‘Considering Grace’ Featured in the Presbyterian Herald – ‘An extraordinary piece of work’

My latest book, Considering Grace: Presbyterians and the Troubles (Merrion Press, 2019), co-authored with Jamie Yohanis, has been featured in this month’s edition of the Presbyterian Herald.

The book, which will be launched on 5 November in Belfast, tells the stories of 120 ordinary people’s experiences of the Troubles, exploring how faith shaped their responses to violence and its aftermath.

In the Herald article, Ruth Sanderson wrote:

The book is not an easy read – I read it with a lump in my throat – as the tragedy of the Troubles spilled out of every page; memories reliving terrible times as though only yesterday. Yet it is an extraordinary piece of work. Not just  as a historical record of people’s experiences, but also from an empathetic point of view. It lets us experience not only how that awful time impacted on all sorts of people, in all sorts of ways, but it challenges our own response. How would we react? How have we reacted? How has the past 50 years inevitably shaped us? What’s our own story?

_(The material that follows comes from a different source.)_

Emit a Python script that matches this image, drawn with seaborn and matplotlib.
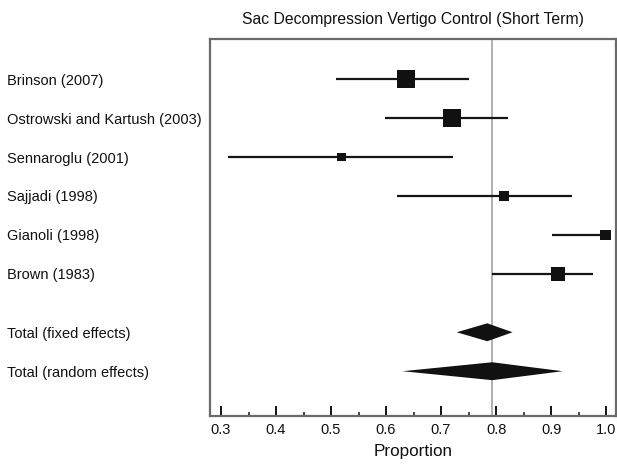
import matplotlib
matplotlib.use("Agg")
import matplotlib.pyplot as plt
import seaborn as sns
import numpy as np
import pandas as pd

# ---- data ----
studies = ["Brinson (2007)", "Ostrowski and Kartush (2003)", "Sennaroglu (2001)",
           "Sajjadi (1998)", "Gianoli (1998)", "Brown (1983)"]
est = [0.636, 0.720, 0.519, 0.815, 0.999, 0.912]
lo = [0.509, 0.599, 0.313, 0.620, 0.901, 0.793]
hi = [0.751, 0.822, 0.722, 0.938, 1.000, 0.976]
weights = [29.2, 29.2, 5.8, 9.0, 9.0, 17.7]

pooled_labels = ["Total (fixed effects)", "Total (random effects)"]
pooled_est = [0.784, 0.793]
pooled_lo = [0.7285, 0.630]
pooled_hi = [0.830, 0.921]

ref_value = 0.793
xticks = [0.3, 0.4, 0.5, 0.6, 0.7, 0.8, 0.9, 1.0]
xtick_labels = ["0.3", "0.4", "0.5", "0.6", "0.7", "0.8", "0.9", "1.0"]
minor_xticks = [0.35, 0.45, 0.55, 0.65, 0.75, 0.85, 0.95]

sns.set_theme(style="white")
plt.rcParams['font.family'] = ['Liberation Sans', 'DejaVu Sans']

fig = plt.figure(figsize=(6.17, 4.65), dpi=100)
ax = fig.add_axes([210/617, 1-416/465, (616-210)/617, (416-39)/465])

rows = list(range(len(studies)))
pooled_rows = [6.5, 7.5]

df = pd.DataFrame({"est": est, "row": rows, "w": weights})

# reference line
ax.axvline(ref_value, color="#9a9a9a", lw=1.1, zorder=1)

# CIs
ax.hlines(rows, lo, hi, color="#161616", lw=1.6, zorder=2)

# squares
sns.scatterplot(data=df, x="est", y="row", size="w", sizes=(0, 175),
                size_norm=(0, max(weights)), marker="s", color="#111111",
                edgecolor="none", linewidth=0, legend=False, ax=ax, zorder=3)

# diamonds
for r, e, l, h in zip(pooled_rows, pooled_est, pooled_lo, pooled_hi):
    ax.fill([l, e, h, e], [r, r - 0.23, r, r + 0.23], color="#111111",
            lw=0, zorder=3)

ax.set_xlim(0.28, 1.018)
ax.set_ylim(8.65, -1.03)

ax.set_xticks(xticks)
ax.set_xticklabels(xtick_labels)
ax.set_xticks(minor_xticks, minor=True)
ax.tick_params(axis="x", which="major", direction="in", length=7, width=1.4,
               color="#111111", bottom=True, labelbottom=True,
               labelsize=10.5, pad=5, labelcolor="#111111")
ax.tick_params(axis="x", which="minor", direction="in", length=3, width=1.1,
               color="#111111", bottom=True)

ax.set_yticks(rows + pooled_rows)
ax.set_yticklabels(studies + pooled_labels)
ax.tick_params(axis="y", length=0, labelsize=10.5, pad=146, labelcolor="#111111")
for t in ax.get_yticklabels():
    t.set_ha("left")

ax.set_xlabel("Proportion", fontsize=12.3, labelpad=5, color="#111111")
ax.set_ylabel("")
ax.set_title("Sac Decompression Vertigo Control (Short Term)", fontsize=11.3,
             pad=11, color="#111111")

for s in ax.spines.values():
    s.set_color("#6a6a6a")
    s.set_linewidth(1.6)

fig.savefig("out.png", dpi=100)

The four page article can be read here; and hard copies can be ordered online.

Considering Grace is the result of a research project commissioned by the Presbyterian Church in Ireland. It is the first book to capture such a full range of experiences of the Troubles of people from a Protestant background.

Presbyterian ministers, victims, members of the security forces, emergency responders, healthcare workers and ‘critical friends’ of the Presbyterian tradition are among those to provide insights on wider human experiences of anger, pain, healing, and forgiveness.

You can find more information about the book, including how to order it, here. This page also will be updated with details about the book launch in Belfast, and four further regional launches planned for November in Londonderry, Ballymena, Armagh, and Enniskillen.

While Considering Grace takes a backward look at the Troubles, it tries to do so in such a way that we are motivated to build a better future together. As journalist Susan McKay writes in her foreword to Considering Grace:

This fine book contributes to the literature that tries to enable us to emerge with humanity from the darkness.

An afterword by Alan McBride, peace campaigner and manager of the WAVE Trauma Centre, also urges readers to reflect on the book in light of the future:

It would be my prayer for everyone who pores over the pages of the book that lessons can be learned and a new pathway to peace and shared living forged.

In the Herald story, Sanderson includes a quote from me along those lines:

You can never really say that it’s just history. People may not recognise the transgenerational transmission of trauma. When you read the book you have to realise that. We are in a political vacuum, we haven’t had a government for nearly a thousand days. You don’t want to be alarmist about it, but we could be sleep walking back into the Troubles. The book should remind people how terrible it was. We need to get creative and get working so that we never go back.